このときの甥は契約上“受託者”と呼ばれます。

 

それに対して資産を託した母親は“委託者”となります。

 

この契約を結べば、母親の3千万円は信託財産となり、母親の手を離れて所有権は甥に移ります。

 

また、契約時に“受益者”を決めておきます。“受益者”とは母親が亡くなったあとに信託財産から利益を受けられる人で、このケースでは障害のある子ですね。

 

甥は信託財産の所有権はありますが、信託財産は独立した存在となるため、自由に財産を処分することはできず、管理する権限を持つことになります。

 

母親が元気な間は、甥は責任をもって財産を管理します。

 

さて、母親が亡くなりました。
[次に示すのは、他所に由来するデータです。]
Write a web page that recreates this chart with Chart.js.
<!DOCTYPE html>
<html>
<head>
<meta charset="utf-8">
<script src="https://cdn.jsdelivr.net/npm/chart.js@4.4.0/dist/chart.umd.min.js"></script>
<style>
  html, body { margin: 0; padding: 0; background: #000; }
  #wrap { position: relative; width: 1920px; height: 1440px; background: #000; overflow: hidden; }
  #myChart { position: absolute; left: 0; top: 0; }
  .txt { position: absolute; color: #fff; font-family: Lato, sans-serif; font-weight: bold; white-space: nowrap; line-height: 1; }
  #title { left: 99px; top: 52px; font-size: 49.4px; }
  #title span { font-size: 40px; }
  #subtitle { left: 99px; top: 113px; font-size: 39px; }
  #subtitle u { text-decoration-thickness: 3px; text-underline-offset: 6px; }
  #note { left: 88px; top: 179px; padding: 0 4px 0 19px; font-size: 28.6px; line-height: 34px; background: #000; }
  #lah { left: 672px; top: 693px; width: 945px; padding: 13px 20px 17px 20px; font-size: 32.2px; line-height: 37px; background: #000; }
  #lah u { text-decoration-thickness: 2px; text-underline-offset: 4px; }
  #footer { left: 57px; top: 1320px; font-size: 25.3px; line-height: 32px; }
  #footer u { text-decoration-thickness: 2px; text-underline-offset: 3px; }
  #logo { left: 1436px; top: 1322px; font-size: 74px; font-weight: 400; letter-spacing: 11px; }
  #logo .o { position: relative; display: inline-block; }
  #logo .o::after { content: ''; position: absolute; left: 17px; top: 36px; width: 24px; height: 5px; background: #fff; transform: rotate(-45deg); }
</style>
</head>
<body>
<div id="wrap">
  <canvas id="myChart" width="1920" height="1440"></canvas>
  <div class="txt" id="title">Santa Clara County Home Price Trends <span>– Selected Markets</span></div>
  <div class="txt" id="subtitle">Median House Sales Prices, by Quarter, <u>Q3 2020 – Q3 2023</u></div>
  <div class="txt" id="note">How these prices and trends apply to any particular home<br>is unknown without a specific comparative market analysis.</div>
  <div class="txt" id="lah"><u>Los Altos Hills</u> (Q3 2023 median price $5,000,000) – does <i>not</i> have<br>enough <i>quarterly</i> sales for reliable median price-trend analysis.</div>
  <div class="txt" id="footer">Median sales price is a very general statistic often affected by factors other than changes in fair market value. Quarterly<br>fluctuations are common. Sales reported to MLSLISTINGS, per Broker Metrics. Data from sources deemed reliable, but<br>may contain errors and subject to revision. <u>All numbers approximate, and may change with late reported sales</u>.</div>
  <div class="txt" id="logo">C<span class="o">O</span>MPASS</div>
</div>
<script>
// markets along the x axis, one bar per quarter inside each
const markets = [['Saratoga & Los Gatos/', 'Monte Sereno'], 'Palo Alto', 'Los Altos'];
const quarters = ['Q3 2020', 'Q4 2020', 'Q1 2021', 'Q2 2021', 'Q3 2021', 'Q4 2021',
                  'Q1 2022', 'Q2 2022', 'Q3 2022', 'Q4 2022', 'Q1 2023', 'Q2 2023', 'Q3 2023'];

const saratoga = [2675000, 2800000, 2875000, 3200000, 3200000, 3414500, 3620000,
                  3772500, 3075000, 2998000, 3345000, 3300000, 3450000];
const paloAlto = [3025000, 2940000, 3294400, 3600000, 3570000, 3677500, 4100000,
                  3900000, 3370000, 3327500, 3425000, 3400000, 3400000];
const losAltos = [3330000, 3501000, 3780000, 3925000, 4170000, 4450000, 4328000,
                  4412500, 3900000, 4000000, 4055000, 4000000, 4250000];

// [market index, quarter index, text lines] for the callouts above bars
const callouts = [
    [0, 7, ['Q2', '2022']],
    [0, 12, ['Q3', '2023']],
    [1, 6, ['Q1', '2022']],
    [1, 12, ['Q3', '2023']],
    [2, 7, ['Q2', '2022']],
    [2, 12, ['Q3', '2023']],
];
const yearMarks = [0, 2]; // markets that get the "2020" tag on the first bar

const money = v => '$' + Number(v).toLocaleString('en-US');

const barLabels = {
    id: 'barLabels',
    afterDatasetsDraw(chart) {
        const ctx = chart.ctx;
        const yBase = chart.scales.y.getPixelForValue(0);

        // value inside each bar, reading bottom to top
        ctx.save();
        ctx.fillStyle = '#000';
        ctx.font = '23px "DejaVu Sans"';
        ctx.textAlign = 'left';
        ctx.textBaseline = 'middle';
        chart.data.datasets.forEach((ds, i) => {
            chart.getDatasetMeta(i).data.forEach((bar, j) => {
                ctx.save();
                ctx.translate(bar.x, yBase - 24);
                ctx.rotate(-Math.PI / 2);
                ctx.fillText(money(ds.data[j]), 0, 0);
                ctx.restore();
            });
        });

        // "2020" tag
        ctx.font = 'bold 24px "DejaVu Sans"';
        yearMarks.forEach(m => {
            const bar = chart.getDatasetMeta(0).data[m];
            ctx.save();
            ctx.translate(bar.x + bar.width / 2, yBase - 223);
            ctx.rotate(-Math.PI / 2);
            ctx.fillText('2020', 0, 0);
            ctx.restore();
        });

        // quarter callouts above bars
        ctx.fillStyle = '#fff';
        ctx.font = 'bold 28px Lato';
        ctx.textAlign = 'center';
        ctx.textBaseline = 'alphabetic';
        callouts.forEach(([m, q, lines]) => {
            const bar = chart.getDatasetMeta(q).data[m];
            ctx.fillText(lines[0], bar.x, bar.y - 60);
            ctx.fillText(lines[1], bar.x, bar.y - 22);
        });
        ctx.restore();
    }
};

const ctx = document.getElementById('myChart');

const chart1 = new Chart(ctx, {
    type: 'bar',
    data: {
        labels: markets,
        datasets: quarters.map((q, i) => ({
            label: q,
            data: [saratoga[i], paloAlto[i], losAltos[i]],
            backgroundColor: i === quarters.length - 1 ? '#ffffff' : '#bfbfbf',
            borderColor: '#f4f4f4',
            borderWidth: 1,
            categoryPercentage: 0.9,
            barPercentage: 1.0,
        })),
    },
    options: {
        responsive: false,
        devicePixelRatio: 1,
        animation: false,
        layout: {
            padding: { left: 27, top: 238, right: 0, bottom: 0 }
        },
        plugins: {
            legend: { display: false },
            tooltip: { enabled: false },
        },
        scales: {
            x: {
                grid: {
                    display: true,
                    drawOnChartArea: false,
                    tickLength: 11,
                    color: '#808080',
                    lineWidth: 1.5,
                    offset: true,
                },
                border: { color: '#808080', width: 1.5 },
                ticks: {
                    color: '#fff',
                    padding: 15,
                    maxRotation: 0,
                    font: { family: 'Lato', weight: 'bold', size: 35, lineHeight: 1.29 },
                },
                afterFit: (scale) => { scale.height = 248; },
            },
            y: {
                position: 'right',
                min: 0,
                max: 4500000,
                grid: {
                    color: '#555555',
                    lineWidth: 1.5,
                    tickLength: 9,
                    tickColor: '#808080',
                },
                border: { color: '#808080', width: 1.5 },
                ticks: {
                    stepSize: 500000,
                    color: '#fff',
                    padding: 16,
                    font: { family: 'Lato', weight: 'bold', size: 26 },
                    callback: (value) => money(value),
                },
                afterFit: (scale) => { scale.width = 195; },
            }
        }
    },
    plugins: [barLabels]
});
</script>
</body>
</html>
この3千万円を相続するのはあくまで受益者である子どもです。

 

しかし管理処分する権限は引き続き甥が持っています。

 

母親が亡くなったあとは、甥は子どもに対して、母親の財産の中から契約で決められたとおり、必要な時期に必要な額を給付していきます。

 

たとえば、生活に必要な額を月10万円と決めておけば、その額を毎月子どもに渡していきます。

 

そうすることで、子どもが多額のお金を使ってしまったり、誰かにだまされたり、そそのかされたりして、大金を渡してしまうという事態を防ぐことができます。

 

そして、もし子どもが亡くなった後も財産が残っていたら、そのお金はお世話になった社会福祉法人に寄付する、あるいはめんどうをみてもらった甥に渡すということをあらかじめ契約の中で決めておくこともできます。

 

一括ではなく定期的にお金が渡される、子どもが亡くなったあとの残ったお金の行先も指定できる。

 

この2つの機能があるので、信託は障害者の家族のニーズに合っているのではと注目が集まっています。

 

【だれに頼めば利用できるのか】

 

信託の仕組みを使うには信託契約書が必要です。家族など身近な人に頼む場合、この契約書の作成を頼める専門家はまだまだ限られている状況です。

 

一般社団法人家族信託普及協会という団体が、家族による信託を広げる活動にとり組んでいて、相談の内容に対応可能と思われる協会会員の専門家を紹介してくれます。

 

また司法書士や税理士などの法人で、積極的に信託契約に取り組んでいるところもあります。

 

事例も増えてきているので、信託はこれから確実に身近なものになっていくのではと期待しています。